For the viewer, the act of looking becomes an act of moving—through layers of meaning, through allegorical architecture, and toward an envisioned goal. This mirrors the conceptual structure of pilgrimage, in which physical distance is paralleled by interior transformation. The illuminations served as cognitive tools for meditation and instruction, particularly within Hildegard’s monastic community. They were never passive images; they were active maps of meaning.

Image as pilgrimage map

The visual program of Scivias can be situated within the broader context of medieval devotional and pedagogical culture, where sacred knowledge was often transmitted through spatial metaphors. Manuscripts, especially those created for enclosed communities, were designed to be used—not simply read, but handled, shown, and discussed. Hildegard likely oversaw the production of the Rupertsberg Codex, and may have sketched or described the visual content herself. Her visionary language is often already pictorial, and the illuminations reflect a conscious effort to codify and stabilize what she experienced in states of heightened perception.

Within this visual system, the manuscript itself became a kind of portable sacred space. It offered a pilgrimage of the eyes and mind, a structured engagement with theological insight. This aligns with broader developments in 12th-century spiritual culture, where sacred topographies—both real and imagined—were increasingly mapped onto visual, liturgical, and textual forms. Pilgrimage was not always about physical movement toward relics. It could also be enacted through the guided contemplation of symbolic worlds.

Fertility and birth in Hildegard of Bingen's Scivias
Fertility and birth in Hildegard of Bingen’s Scivias

The Rupertsberg manuscript stood at the intersection of these practices. For the nuns at Hildegard’s monastery, and for visitors—abbots, scholars, noblewomen—the manuscript offered a structured cosmology to be contemplated, memorized, and internalized. Its images shared affinities with pilgrimage maps of the same period, such as schematic plans of the Holy Sepulchre or symbolic views of Jerusalem, which guided pilgrims spatially and spiritually. In both cases, the act of looking was itself a form of devotion.

Although the original codex was destroyed in the 20th century, the surviving facsimile captures its distinctive visual logic. Unlike later Gothic illumination, which often emphasized narrative scenes, the Scivias illustrations are diagrammatic and emblematic. They impose order on visionary experience, offering a stable architecture through which to navigate Hildegard’s often opaque language. The images don’t explain—they map.
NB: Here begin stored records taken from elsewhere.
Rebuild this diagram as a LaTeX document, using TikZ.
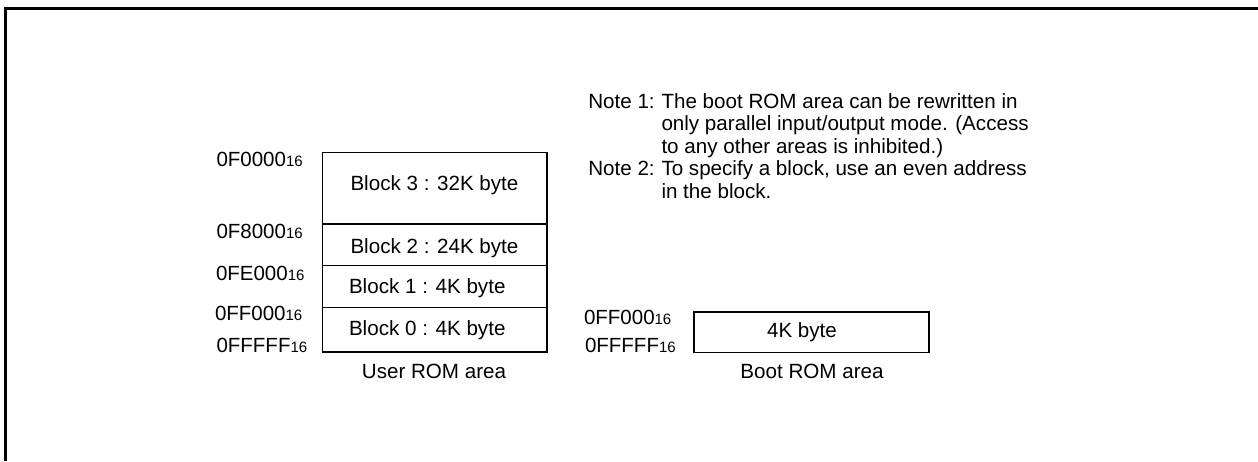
\documentclass[tikz,border=0pt]{standalone}
\usepackage{fontspec}
\setmainfont{Liberation Sans}
\newcommand\addrlbl[1]{{\fontsize{20.5pt}{22pt}\selectfont #1{\fontsize{15pt}{16pt}\selectfont 16}}}
\tikzset{
  blk/.style={draw, line width=1.3pt, inner sep=0pt, outer sep=0pt, anchor=north west},
  txt/.style={inner sep=0pt, outer sep=0pt, anchor=base west, font=\fontsize{20.6pt}{22pt}\selectfont},
  ctxt/.style={inner sep=0pt, outer sep=0pt, anchor=base, font=\fontsize{20.6pt}{22pt}\selectfont},
  lbl/.style={inner sep=0pt, outer sep=0pt, anchor=base west}
}
\begin{document}
\begin{tikzpicture}[x=1pt,y=-1pt]
\useasboundingbox (0,0) rectangle (1258,461);
% frame
\draw[line width=3pt] (1258,8.2) -- (5.5,8.2) -- (5.5,461);
% user ROM blocks
\node[blk, minimum width=224.3pt, minimum height=71.7pt] (b3) at (322.7,152.3) {};
\node[blk, minimum width=224.3pt, minimum height=41.7pt] (b2) at (322.7,224) {};
\node[blk, minimum width=224.3pt, minimum height=42pt] (b1) at (322.7,265.7) {};
\node[blk, minimum width=224.3pt, minimum height=44.3pt] (b0) at (322.7,307.7) {};
\node[txt] (t3) at (350.5,190.7) {Block 3 : 32K byte};
\node[txt] (t2) at (350.5,253) {Block 2 : 24K byte};
\node[txt] (t1) at (349,293) {Block 1 : 4K byte};
\node[txt] (t0) at (349,335) {Block 0 : 4K byte};
\node[ctxt] (user) at (434,378) {User ROM area};
% addresses
\node[lbl] (a3) at (216.5,166) {\addrlbl{0F0000}};
\node[lbl] (a2) at (216.5,238) {\addrlbl{0F8000}};
\node[lbl] (a1) at (216,280) {\addrlbl{0FE000}};
\node[lbl] (a0) at (215,320) {\addrlbl{0FF000}};
\node[lbl] (ae) at (216.5,352) {\addrlbl{0FFFFF}};
% boot ROM
\node[blk, minimum width=235pt, minimum height=40.7pt] (boot) at (694,312) {};
\node[ctxt] (bt) at (802,337.7) {4K byte};
\node[ctxt] (bootlbl) at (812,378) {Boot ROM area};
\node[lbl] (ba0) at (584,324) {\addrlbl{0FF000}};
\node[lbl] (bae) at (585,352) {\addrlbl{0FFFFF}};
% notes
\node[txt] (n1) at (588.3,108) {Note 1:};
\node[txt] (n1a) at (661.5,108) {The boot ROM area can be rewritten in};
\node[txt] (n1b) at (661.5,130.5) {only parallel input/output mode. (Access};
\node[txt] (n1c) at (661.5,153) {to any other areas is inhibited.)};
\node[txt] (n2) at (588.3,175.5) {Note 2:};
\node[txt] (n2a) at (661.5,175.5) {To specify a block, use an even address};
\node[txt] (n2b) at (661.5,198) {in the block.};
\end{tikzpicture}
\end{document}
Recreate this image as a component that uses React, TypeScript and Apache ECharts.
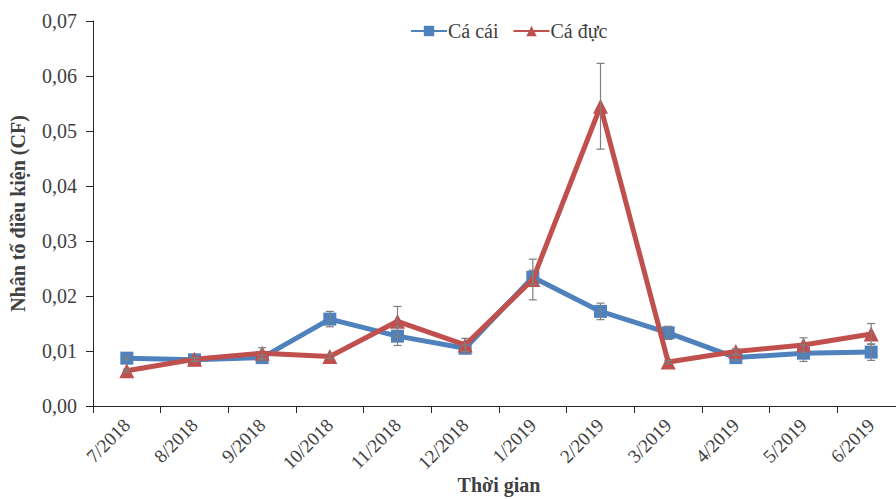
import React, { useEffect, useRef } from "react";
import * as echarts from "echarts";

const categories = ["7/2018", "8/2018", "9/2018", "10/2018", "11/2018", "12/2018", "1/2019", "2/2019", "3/2019", "4/2019", "5/2019", "6/2019"];
const caCai = [0.0087, 0.0084, 0.0088, 0.0158, 0.0127, 0.0105, 0.0234, 0.0172, 0.0133, 0.0088, 0.0096, 0.0098];
const caCaiErr = [0.0003, 0.0003, 0.0004, 0.0014, 0.0017, 0.0006, 0.0013, 0.0015, 0.0012, 0.0005, 0.0015, 0.0015];
const caDuc = [0.0064, 0.0085, 0.0096, 0.0090, 0.0154, 0.0111, 0.0230, 0.0545, 0.0080, 0.0099, 0.0111, 0.0131];
const caDucErr = [0.0003, 0.0003, 0.0010, 0.0004, 0.0027, 0.0012, 0.0037, 0.0078, 0.0003, 0.0005, 0.0013, 0.0019];
const yTicks = { min: 0, max: 0.07, interval: 0.01 };

const FONT = "'Liberation Serif', 'Times New Roman', serif";
const TEXT = "#404040";
const AXIS = "#262626";

function errData(vals: number[], errs: number[]) {
  return vals.map((v, i) => [i, v - errs[i], v + errs[i]]);
}

function errRender(params: any, api: any) {
  const i = api.value(0);
  const lo = api.coord([i, api.value(1)]);
  const hi = api.coord([i, api.value(2)]);
  const w = 4;
  const st = { stroke: "#7f7f7f", lineWidth: 1.2 };
  return {
    type: "group",
    children: [
      { type: "line", shape: { x1: lo[0], y1: lo[1], x2: hi[0], y2: hi[1] }, style: st },
      { type: "line", shape: { x1: lo[0] - w, y1: lo[1], x2: lo[0] + w, y2: lo[1] }, style: st },
      { type: "line", shape: { x1: hi[0] - w, y1: hi[1], x2: hi[0] + w, y2: hi[1] }, style: st },
    ],
  };
}

export default function App() {
  const ref = useRef<HTMLDivElement>(null);
  useEffect(() => {
    if (!ref.current) return;
    const chart = echarts.init(ref.current, null, { renderer: "svg" });
    chart.setOption({
      animation: false,
      textStyle: { fontFamily: FONT },
      legend: {
        top: 16,
        left: 405,
        itemWidth: 36,
        itemHeight: 13,
        itemGap: 14,
        data: ["Cá cái", "Cá đực"],
        textStyle: { fontFamily: FONT, fontSize: 20, color: TEXT, padding: [0, 0, 0, -4] },
      },
      grid: { left: 93, right: -9, top: 21, bottom: 93, containLabel: false, outerBoundsMode: "none" },
      xAxis: {
        type: "category",
        data: categories,
        boundaryGap: true,
        axisLine: { lineStyle: { color: AXIS, width: 1 } },
        axisTick: { show: true, length: 7, alignWithLabel: false, lineStyle: { color: AXIS } },
        axisLabel: { rotate: 45, fontFamily: FONT, fontSize: 19, color: TEXT, margin: 16, interval: 0 },
        name: "Thời gian",
        nameLocation: "middle",
        nameGap: 68,
        nameMoveOverlap: false,
        nameTextStyle: { fontFamily: FONT, fontSize: 20, fontWeight: "bold", color: TEXT, lineHeight: 22 },
      },
      yAxis: {
        type: "value",
        min: yTicks.min,
        max: yTicks.max,
        interval: yTicks.interval,
        splitLine: { show: false },
        axisLine: { show: true, lineStyle: { color: AXIS, width: 1 } },
        axisTick: { show: true, length: 7, lineStyle: { color: AXIS } },
        axisLabel: {
          fontFamily: FONT,
          fontSize: 20,
          color: TEXT,
          margin: 16,
          formatter: (v: number) => v.toFixed(2).replace(".", ","),
        },
        name: "Nhân tố điều kiện (CF)",
        nameLocation: "middle",
        nameGap: 65,
        nameMoveOverlap: false,
        nameTextStyle: { fontFamily: FONT, fontSize: 20, fontWeight: "bold", color: TEXT },
      },
      series: [
        {
          name: "Cá cái",
          type: "line",
          data: caCai,
          symbol: "rect",
          symbolSize: 13,
          lineStyle: { color: "#4f81bd", width: 5 },
          itemStyle: { color: "#4f81bd" },
          z: 2,
        },
        {
          name: "Cá đực",
          type: "line",
          data: caDuc,
          symbol: "triangle",
          symbolSize: 15,
          lineStyle: { color: "#c0504d", width: 5 },
          itemStyle: { color: "#c0504d" },
          z: 3,
        },
        {
          type: "custom",
          name: "err1",
          data: errData(caCai, caCaiErr),
          renderItem: errRender,
          encode: { x: 0, y: [1, 2] },
          z: 4,
          silent: true,
        },
        {
          type: "custom",
          name: "err2",
          data: errData(caDuc, caDucErr),
          renderItem: errRender,
          encode: { x: 0, y: [1, 2] },
          z: 4,
          silent: true,
        },
      ],
    });
    return () => chart.dispose();
  }, []);
  return <div ref={ref} style={{ position: "absolute", left: 0, top: 0, width: 896, height: 499 }} />;
}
In this sense, the Scivias illuminations occupy a unique place in the history of medieval visual culture. They are neither illustrations in the modern sense nor didactic images in the style of stained glass or sculpture. Instead, they are conceptual tools: devices for visual theology, for inner travel, for anchoring visionary experience in a form that others could follow.

Today, visitors to Hildegard’s sites—Disibodenberg, the hill above Bingen where Rupertsberg once stood, or the still-active convent in Eibingen—walk through landscapes shaped by centuries of cultural memory. But the most enduring map left by Hildegard is not on the ground. It is bound into vellum: an architecture of vision, designed for pilgrims of the mind.